### [Exercise description]
Return the whole listing exactly as it stands.
■ ■ ■
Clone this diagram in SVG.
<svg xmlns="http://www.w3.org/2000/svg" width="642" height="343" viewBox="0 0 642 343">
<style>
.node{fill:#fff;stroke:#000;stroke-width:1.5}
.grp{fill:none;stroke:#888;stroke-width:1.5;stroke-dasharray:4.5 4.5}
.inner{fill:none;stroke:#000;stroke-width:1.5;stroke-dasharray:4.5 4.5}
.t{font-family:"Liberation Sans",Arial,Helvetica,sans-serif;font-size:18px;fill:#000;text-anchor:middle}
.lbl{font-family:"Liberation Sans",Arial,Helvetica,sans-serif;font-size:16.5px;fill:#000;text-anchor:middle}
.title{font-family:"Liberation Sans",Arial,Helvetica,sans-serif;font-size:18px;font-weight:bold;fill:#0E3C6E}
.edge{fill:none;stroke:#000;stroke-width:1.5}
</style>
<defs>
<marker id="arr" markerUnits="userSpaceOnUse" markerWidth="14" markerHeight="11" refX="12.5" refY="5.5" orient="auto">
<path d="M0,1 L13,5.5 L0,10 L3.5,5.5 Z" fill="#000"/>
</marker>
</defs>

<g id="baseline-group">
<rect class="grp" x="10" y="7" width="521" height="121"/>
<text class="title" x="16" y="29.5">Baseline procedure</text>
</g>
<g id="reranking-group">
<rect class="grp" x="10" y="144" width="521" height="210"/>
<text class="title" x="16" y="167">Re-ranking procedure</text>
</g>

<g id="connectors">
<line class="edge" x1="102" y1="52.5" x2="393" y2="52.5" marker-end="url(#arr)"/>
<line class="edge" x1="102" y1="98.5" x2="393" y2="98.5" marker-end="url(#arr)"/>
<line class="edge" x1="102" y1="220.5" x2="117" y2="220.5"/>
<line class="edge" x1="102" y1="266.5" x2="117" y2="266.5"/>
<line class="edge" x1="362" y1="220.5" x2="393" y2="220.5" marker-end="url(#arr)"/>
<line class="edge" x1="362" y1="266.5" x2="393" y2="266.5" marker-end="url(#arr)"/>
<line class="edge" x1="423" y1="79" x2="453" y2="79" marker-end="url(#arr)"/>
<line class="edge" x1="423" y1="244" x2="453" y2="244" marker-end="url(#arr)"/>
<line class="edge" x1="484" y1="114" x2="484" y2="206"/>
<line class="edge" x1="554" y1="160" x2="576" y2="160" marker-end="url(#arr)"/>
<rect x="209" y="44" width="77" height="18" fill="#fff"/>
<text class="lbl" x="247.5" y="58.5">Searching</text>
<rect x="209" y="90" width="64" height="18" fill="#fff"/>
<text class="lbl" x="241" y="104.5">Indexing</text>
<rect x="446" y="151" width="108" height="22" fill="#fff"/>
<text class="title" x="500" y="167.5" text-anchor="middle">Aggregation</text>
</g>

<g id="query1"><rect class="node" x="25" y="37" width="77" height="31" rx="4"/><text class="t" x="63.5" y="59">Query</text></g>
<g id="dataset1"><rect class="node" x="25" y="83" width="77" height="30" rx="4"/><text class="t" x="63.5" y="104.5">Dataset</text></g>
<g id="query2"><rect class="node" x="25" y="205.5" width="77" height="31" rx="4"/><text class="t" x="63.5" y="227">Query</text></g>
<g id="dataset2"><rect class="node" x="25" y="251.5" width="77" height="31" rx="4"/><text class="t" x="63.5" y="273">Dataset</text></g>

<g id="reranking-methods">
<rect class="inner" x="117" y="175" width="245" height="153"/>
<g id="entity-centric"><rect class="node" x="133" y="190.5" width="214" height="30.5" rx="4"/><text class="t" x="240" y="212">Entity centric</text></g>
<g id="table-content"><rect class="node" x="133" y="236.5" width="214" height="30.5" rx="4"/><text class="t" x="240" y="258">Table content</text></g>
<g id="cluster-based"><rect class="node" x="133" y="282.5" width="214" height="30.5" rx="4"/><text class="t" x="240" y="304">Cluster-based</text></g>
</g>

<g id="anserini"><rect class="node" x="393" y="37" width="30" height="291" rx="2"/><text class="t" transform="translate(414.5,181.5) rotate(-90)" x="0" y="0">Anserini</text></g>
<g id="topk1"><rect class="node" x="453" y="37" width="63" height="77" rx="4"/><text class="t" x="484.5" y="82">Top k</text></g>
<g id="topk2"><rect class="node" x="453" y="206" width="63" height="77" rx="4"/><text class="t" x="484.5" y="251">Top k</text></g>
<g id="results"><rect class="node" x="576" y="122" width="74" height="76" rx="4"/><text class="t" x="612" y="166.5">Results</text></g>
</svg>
■ ■ ■
### [Result of the task]
Clone this diagram in SVG.
<svg xmlns="http://www.w3.org/2000/svg" width="642" height="343" viewBox="0 0 642 343">
<style>
.node{fill:#fff;stroke:#000;stroke-width:1.5}
.grp{fill:none;stroke:#888;stroke-width:1.5;stroke-dasharray:4.5 4.5}
.inner{fill:none;stroke:#000;stroke-width:1.5;stroke-dasharray:4.5 4.5}
.t{font-family:"Liberation Sans",Arial,Helvetica,sans-serif;font-size:18px;fill:#000;text-anchor:middle}
.lbl{font-family:"Liberation Sans",Arial,Helvetica,sans-serif;font-size:16.5px;fill:#000;text-anchor:middle}
.title{font-family:"Liberation Sans",Arial,Helvetica,sans-serif;font-size:18px;font-weight:bold;fill:#0E3C6E}
.edge{fill:none;stroke:#000;stroke-width:1.5}
</style>
<defs>
<marker id="arr" markerUnits="userSpaceOnUse" markerWidth="14" markerHeight="11" refX="12.5" refY="5.5" orient="auto">
<path d="M0,1 L13,5.5 L0,10 L3.5,5.5 Z" fill="#000"/>
</marker>
</defs>

<g id="baseline-group">
<rect class="grp" x="10" y="7" width="521" height="121"/>
<text class="title" x="16" y="29.5">Baseline procedure</text>
</g>
<g id="reranking-group">
<rect class="grp" x="10" y="144" width="521" height="210"/>
<text class="title" x="16" y="167">Re-ranking procedure</text>
</g>

<g id="connectors">
<line class="edge" x1="102" y1="52.5" x2="393" y2="52.5" marker-end="url(#arr)"/>
<line class="edge" x1="102" y1="98.5" x2="393" y2="98.5" marker-end="url(#arr)"/>
<line class="edge" x1="102" y1="220.5" x2="117" y2="220.5"/>
<line class="edge" x1="102" y1="266.5" x2="117" y2="266.5"/>
<line class="edge" x1="362" y1="220.5" x2="393" y2="220.5" marker-end="url(#arr)"/>
<line class="edge" x1="362" y1="266.5" x2="393" y2="266.5" marker-end="url(#arr)"/>
<line class="edge" x1="423" y1="79" x2="453" y2="79" marker-end="url(#arr)"/>
<line class="edge" x1="423" y1="244" x2="453" y2="244" marker-end="url(#arr)"/>
<line class="edge" x1="484" y1="114" x2="484" y2="206"/>
<line class="edge" x1="554" y1="160" x2="576" y2="160" marker-end="url(#arr)"/>
<rect x="209" y="44" width="77" height="18" fill="#fff"/>
<text class="lbl" x="247.5" y="58.5">Searching</text>
<rect x="209" y="90" width="64" height="18" fill="#fff"/>
<text class="lbl" x="241" y="104.5">Indexing</text>
<rect x="446" y="151" width="108" height="22" fill="#fff"/>
<text class="title" x="500" y="167.5" text-anchor="middle">Aggregation</text>
</g>

<g id="query1"><rect class="node" x="25" y="37" width="77" height="31" rx="4"/><text class="t" x="63.5" y="59">Query</text></g>
<g id="dataset1"><rect class="node" x="25" y="83" width="77" height="30" rx="4"/><text class="t" x="63.5" y="104.5">Dataset</text></g>
<g id="query2"><rect class="node" x="25" y="205.5" width="77" height="31" rx="4"/><text class="t" x="63.5" y="227">Query</text></g>
<g id="dataset2"><rect class="node" x="25" y="251.5" width="77" height="31" rx="4"/><text class="t" x="63.5" y="273">Dataset</text></g>

<g id="reranking-methods">
<rect class="inner" x="117" y="175" width="245" height="153"/>
<g id="entity-centric"><rect class="node" x="133" y="190.5" width="214" height="30.5" rx="4"/><text class="t" x="240" y="212">Entity centric</text></g>
<g id="table-content"><rect class="node" x="133" y="236.5" width="214" height="30.5" rx="4"/><text class="t" x="240" y="258">Table content</text></g>
<g id="cluster-based"><rect class="node" x="133" y="282.5" width="214" height="30.5" rx="4"/><text class="t" x="240" y="304">Cluster-based</text></g>
</g>

<g id="anserini"><rect class="node" x="393" y="37" width="30" height="291" rx="2"/><text class="t" transform="translate(414.5,181.5) rotate(-90)" x="0" y="0">Anserini</text></g>
<g id="topk1"><rect class="node" x="453" y="37" width="63" height="77" rx="4"/><text class="t" x="484.5" y="82">Top k</text></g>
<g id="topk2"><rect class="node" x="453" y="206" width="63" height="77" rx="4"/><text class="t" x="484.5" y="251">Top k</text></g>
<g id="results"><rect class="node" x="576" y="122" width="74" height="76" rx="4"/><text class="t" x="612" y="166.5">Results</text></g>
</svg>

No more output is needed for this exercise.